--- EXERCISE INPUTS ---

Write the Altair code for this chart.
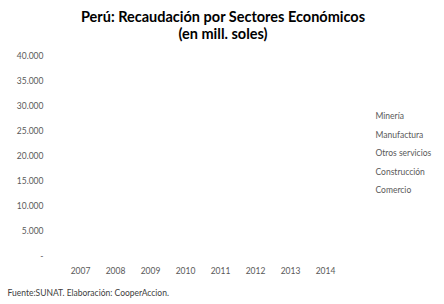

---
--- EXERCISE INPUTS ---

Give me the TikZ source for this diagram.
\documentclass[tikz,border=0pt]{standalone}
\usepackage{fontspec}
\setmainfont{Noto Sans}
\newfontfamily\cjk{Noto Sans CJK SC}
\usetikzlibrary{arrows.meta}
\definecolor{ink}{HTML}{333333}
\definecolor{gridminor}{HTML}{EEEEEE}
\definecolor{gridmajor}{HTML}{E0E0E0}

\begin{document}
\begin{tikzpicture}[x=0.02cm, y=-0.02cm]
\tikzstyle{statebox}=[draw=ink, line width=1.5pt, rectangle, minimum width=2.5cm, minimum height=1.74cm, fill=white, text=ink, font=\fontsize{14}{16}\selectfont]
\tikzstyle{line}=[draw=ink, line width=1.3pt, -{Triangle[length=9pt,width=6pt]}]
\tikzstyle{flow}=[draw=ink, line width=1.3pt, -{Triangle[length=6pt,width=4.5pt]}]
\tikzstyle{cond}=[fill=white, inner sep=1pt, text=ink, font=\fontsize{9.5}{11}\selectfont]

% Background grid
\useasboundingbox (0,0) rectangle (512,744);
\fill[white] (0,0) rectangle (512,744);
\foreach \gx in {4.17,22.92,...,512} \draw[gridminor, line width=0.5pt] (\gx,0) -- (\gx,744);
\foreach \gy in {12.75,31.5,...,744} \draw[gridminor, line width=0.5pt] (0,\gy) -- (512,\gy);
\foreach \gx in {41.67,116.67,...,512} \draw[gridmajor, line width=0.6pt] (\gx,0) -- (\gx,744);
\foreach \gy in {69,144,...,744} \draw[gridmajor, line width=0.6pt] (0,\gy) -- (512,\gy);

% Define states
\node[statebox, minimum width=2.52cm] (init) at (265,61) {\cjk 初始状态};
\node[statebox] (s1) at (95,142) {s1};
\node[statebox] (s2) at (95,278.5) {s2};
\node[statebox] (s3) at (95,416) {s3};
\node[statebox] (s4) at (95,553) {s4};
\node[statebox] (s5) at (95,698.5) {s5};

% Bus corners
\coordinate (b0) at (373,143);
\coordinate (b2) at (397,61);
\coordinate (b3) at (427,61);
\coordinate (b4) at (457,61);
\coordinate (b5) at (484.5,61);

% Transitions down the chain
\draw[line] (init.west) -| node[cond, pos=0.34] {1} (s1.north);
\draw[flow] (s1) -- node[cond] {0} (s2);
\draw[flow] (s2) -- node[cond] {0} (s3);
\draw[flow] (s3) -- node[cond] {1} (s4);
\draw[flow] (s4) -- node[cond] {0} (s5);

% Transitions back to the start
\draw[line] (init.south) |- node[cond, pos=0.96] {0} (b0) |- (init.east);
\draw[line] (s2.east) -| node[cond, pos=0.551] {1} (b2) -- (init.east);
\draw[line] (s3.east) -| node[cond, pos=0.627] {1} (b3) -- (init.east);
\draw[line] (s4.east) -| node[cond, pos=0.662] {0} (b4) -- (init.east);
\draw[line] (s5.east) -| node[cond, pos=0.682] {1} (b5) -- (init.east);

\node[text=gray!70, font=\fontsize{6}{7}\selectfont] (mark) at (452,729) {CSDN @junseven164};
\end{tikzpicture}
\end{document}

---
--- EXERCISE INPUTS ---

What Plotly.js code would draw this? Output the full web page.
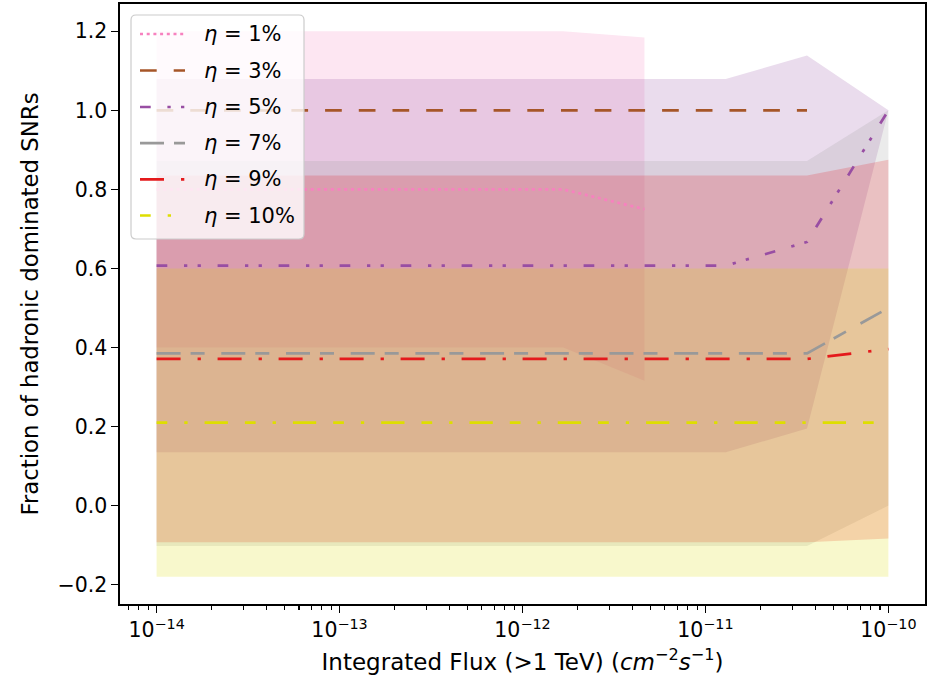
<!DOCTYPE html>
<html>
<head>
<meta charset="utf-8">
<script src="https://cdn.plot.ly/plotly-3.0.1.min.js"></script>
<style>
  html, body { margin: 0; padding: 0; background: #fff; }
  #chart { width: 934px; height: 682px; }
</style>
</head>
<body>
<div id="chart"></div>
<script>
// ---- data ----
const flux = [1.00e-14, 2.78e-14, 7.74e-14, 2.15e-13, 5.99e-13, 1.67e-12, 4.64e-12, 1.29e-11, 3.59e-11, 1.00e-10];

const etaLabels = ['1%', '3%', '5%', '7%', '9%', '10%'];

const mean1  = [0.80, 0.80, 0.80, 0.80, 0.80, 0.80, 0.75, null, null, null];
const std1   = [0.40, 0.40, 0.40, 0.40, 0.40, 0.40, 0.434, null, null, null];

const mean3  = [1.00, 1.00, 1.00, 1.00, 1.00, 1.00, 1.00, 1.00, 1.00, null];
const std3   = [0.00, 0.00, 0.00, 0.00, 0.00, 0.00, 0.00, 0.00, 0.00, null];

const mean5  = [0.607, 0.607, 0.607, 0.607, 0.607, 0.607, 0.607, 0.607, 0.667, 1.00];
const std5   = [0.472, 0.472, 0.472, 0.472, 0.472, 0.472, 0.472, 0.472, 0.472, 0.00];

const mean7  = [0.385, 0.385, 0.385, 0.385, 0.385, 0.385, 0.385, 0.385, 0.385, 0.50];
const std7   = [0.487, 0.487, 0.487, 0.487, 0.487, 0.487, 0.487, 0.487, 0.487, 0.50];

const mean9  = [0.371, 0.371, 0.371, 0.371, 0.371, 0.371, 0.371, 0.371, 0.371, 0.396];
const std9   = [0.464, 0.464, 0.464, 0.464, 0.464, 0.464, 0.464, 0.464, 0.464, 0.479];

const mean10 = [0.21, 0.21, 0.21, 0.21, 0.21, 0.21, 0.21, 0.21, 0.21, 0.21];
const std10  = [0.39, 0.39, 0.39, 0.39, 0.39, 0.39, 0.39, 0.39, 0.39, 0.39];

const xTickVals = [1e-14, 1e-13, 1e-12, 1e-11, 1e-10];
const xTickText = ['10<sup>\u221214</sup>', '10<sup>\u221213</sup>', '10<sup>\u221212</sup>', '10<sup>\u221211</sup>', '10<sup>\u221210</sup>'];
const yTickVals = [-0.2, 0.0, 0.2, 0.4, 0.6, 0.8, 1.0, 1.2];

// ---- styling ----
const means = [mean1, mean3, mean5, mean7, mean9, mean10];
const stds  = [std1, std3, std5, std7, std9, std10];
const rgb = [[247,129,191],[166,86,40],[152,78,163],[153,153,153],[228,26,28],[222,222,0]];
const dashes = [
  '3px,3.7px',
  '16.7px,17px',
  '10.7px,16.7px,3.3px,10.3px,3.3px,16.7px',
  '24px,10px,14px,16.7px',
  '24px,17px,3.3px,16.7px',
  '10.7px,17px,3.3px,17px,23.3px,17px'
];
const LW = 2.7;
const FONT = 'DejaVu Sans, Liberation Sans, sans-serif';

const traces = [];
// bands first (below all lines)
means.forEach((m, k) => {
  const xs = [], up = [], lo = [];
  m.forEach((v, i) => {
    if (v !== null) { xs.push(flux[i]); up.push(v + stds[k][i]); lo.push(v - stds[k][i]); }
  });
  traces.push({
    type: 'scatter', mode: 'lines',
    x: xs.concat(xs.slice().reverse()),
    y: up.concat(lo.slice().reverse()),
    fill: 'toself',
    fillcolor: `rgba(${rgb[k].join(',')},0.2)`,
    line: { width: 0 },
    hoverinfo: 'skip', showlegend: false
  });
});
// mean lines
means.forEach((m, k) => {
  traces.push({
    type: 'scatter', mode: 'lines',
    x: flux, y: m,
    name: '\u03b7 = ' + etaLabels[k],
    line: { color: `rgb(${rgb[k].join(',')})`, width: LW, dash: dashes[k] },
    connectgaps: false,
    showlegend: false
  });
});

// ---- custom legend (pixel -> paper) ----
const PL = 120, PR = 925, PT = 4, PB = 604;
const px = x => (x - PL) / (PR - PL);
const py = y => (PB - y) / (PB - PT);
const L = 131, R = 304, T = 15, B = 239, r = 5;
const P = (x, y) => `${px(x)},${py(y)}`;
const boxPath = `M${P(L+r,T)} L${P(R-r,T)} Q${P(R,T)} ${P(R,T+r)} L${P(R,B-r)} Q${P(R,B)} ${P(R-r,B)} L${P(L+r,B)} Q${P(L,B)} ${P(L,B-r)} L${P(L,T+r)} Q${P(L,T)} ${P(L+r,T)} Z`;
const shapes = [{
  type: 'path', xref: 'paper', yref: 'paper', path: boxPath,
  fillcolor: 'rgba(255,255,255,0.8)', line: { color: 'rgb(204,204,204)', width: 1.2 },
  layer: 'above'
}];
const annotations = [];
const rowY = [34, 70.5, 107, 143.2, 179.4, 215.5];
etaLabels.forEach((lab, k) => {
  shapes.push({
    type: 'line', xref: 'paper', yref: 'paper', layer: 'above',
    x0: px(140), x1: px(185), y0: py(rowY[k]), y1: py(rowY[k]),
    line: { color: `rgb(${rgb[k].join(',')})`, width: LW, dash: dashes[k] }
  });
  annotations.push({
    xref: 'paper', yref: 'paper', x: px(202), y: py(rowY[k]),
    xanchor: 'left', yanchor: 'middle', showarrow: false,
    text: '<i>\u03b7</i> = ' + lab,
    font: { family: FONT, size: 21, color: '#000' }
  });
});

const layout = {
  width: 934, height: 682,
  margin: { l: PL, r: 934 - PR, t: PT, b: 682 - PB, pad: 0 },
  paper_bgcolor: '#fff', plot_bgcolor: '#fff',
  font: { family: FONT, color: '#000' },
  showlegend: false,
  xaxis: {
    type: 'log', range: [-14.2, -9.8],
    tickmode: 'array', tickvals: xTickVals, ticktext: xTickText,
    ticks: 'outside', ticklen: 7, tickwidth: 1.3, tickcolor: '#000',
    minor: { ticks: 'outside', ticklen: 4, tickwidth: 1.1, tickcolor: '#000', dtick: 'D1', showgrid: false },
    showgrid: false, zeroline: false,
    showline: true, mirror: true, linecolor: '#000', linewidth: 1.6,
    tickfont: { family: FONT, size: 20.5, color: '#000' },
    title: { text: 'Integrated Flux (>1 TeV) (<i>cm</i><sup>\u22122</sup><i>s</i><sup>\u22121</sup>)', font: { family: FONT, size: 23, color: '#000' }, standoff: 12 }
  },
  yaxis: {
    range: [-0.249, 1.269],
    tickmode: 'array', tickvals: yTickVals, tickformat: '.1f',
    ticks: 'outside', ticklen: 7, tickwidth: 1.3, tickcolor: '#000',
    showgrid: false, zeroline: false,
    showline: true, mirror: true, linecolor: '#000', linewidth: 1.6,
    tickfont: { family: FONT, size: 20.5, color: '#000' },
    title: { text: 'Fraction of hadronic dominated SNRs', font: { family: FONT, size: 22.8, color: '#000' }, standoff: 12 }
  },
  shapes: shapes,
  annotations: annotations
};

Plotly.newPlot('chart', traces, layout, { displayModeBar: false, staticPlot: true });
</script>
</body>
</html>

---

» OBJECTIVE:
Make an exact copy of the lines from the one containing "What Plotly.js code" to the one containing "const yTickVals = [-0.2, 0.0, 0.2, 0.4, 0.6, 0.8, 1.0, 1.2];", keeping both and leaving out every picture.

» OUTPUT FOR THIS EXERCISE:
What Plotly.js code would draw this? Output the full web page.
<!DOCTYPE html>
<html>
<head>
<meta charset="utf-8">
<script src="https://cdn.plot.ly/plotly-3.0.1.min.js"></script>
<style>
  html, body { margin: 0; padding: 0; background: #fff; }
  #chart { width: 934px; height: 682px; }
</style>
</head>
<body>
<div id="chart"></div>
<script>
// ---- data ----
const flux = [1.00e-14, 2.78e-14, 7.74e-14, 2.15e-13, 5.99e-13, 1.67e-12, 4.64e-12, 1.29e-11, 3.59e-11, 1.00e-10];

const etaLabels = ['1%', '3%', '5%', '7%', '9%', '10%'];

const mean1  = [0.80, 0.80, 0.80, 0.80, 0.80, 0.80, 0.75, null, null, null];
const std1   = [0.40, 0.40, 0.40, 0.40, 0.40, 0.40, 0.434, null, null, null];

const mean3  = [1.00, 1.00, 1.00, 1.00, 1.00, 1.00, 1.00, 1.00, 1.00, null];
const std3   = [0.00, 0.00, 0.00, 0.00, 0.00, 0.00, 0.00, 0.00, 0.00, null];

const mean5  = [0.607, 0.607, 0.607, 0.607, 0.607, 0.607, 0.607, 0.607, 0.667, 1.00];
const std5   = [0.472, 0.472, 0.472, 0.472, 0.472, 0.472, 0.472, 0.472, 0.472, 0.00];

const mean7  = [0.385, 0.385, 0.385, 0.385, 0.385, 0.385, 0.385, 0.385, 0.385, 0.50];
const std7   = [0.487, 0.487, 0.487, 0.487, 0.487, 0.487, 0.487, 0.487, 0.487, 0.50];

const mean9  = [0.371, 0.371, 0.371, 0.371, 0.371, 0.371, 0.371, 0.371, 0.371, 0.396];
const std9   = [0.464, 0.464, 0.464, 0.464, 0.464, 0.464, 0.464, 0.464, 0.464, 0.479];

const mean10 = [0.21, 0.21, 0.21, 0.21, 0.21, 0.21, 0.21, 0.21, 0.21, 0.21];
const std10  = [0.39, 0.39, 0.39, 0.39, 0.39, 0.39, 0.39, 0.39, 0.39, 0.39];

const xTickVals = [1e-14, 1e-13, 1e-12, 1e-11, 1e-10];
const xTickText = ['10<sup>\u221214</sup>', '10<sup>\u221213</sup>', '10<sup>\u221212</sup>', '10<sup>\u221211</sup>', '10<sup>\u221210</sup>'];
const yTickVals = [-0.2, 0.0, 0.2, 0.4, 0.6, 0.8, 1.0, 1.2];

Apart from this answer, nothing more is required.